→ What is required:
Retype the opening lines of the data exactly, stopping after the line that contains "ax = fig.add_axes([71". Skip every picture.

→ Raw data:
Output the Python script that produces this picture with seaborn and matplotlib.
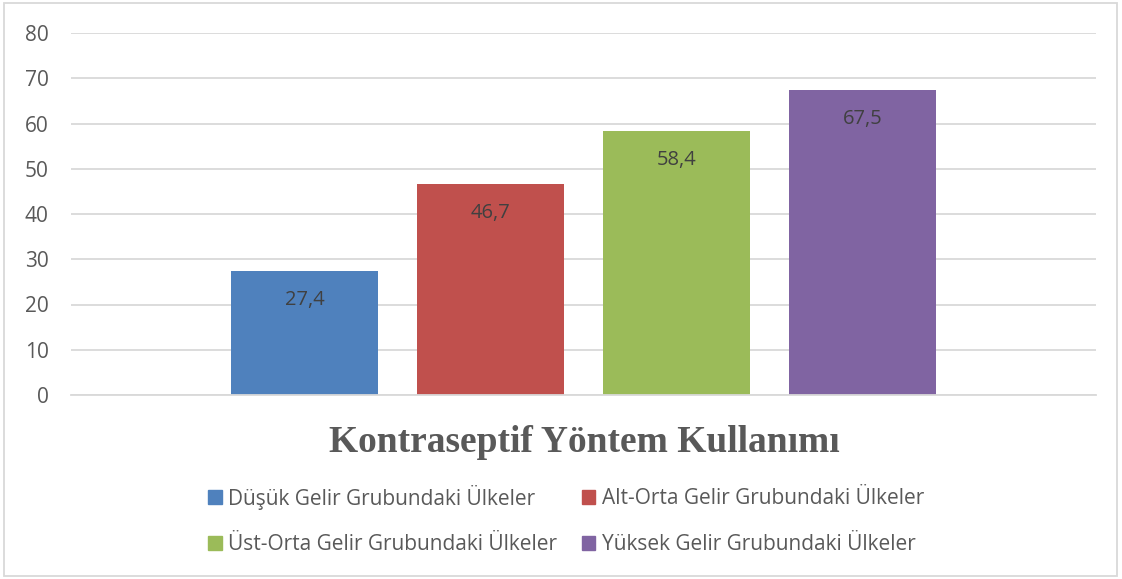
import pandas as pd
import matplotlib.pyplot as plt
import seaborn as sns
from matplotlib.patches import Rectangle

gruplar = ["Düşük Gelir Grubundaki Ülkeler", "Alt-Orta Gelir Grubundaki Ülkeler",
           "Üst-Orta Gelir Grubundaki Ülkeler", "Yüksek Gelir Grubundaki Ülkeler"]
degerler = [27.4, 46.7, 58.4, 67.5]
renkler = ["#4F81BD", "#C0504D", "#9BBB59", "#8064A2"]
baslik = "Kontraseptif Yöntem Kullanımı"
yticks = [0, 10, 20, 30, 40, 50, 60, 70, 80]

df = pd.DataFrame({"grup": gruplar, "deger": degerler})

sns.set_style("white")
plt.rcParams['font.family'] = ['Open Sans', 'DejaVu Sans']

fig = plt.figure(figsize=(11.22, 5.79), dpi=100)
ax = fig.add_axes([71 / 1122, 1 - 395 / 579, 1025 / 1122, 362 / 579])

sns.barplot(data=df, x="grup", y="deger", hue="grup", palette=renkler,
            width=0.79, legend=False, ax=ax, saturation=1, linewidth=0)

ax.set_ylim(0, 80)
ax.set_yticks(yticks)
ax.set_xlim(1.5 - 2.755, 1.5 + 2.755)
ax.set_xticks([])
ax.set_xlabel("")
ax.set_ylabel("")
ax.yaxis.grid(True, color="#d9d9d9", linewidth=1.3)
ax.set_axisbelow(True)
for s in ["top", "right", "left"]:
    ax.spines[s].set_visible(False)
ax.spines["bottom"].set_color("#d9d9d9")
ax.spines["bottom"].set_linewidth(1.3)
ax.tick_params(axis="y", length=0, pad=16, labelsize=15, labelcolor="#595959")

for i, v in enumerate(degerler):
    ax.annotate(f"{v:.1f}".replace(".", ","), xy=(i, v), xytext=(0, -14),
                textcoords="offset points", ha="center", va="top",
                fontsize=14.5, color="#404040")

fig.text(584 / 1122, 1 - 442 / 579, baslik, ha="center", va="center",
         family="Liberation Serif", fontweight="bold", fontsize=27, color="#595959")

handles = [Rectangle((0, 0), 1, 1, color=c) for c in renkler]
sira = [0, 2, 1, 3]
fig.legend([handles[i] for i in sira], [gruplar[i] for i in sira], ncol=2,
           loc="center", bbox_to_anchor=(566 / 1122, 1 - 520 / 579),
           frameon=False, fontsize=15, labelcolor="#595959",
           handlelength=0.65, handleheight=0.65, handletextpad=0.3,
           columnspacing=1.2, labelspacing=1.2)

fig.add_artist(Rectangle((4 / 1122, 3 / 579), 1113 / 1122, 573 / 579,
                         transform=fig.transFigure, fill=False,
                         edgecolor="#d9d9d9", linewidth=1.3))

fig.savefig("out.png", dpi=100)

→ Exercise result:
Output the Python script that produces this picture with seaborn and matplotlib.
import pandas as pd
import matplotlib.pyplot as plt
import seaborn as sns
from matplotlib.patches import Rectangle

gruplar = ["Düşük Gelir Grubundaki Ülkeler", "Alt-Orta Gelir Grubundaki Ülkeler",
           "Üst-Orta Gelir Grubundaki Ülkeler", "Yüksek Gelir Grubundaki Ülkeler"]
degerler = [27.4, 46.7, 58.4, 67.5]
renkler = ["#4F81BD", "#C0504D", "#9BBB59", "#8064A2"]
baslik = "Kontraseptif Yöntem Kullanımı"
yticks = [0, 10, 20, 30, 40, 50, 60, 70, 80]

df = pd.DataFrame({"grup": gruplar, "deger": degerler})

sns.set_style("white")
plt.rcParams['font.family'] = ['Open Sans', 'DejaVu Sans']

fig = plt.figure(figsize=(11.22, 5.79), dpi=100)
ax = fig.add_axes([71 / 1122, 1 - 395 / 579, 1025 / 1122, 362 / 579])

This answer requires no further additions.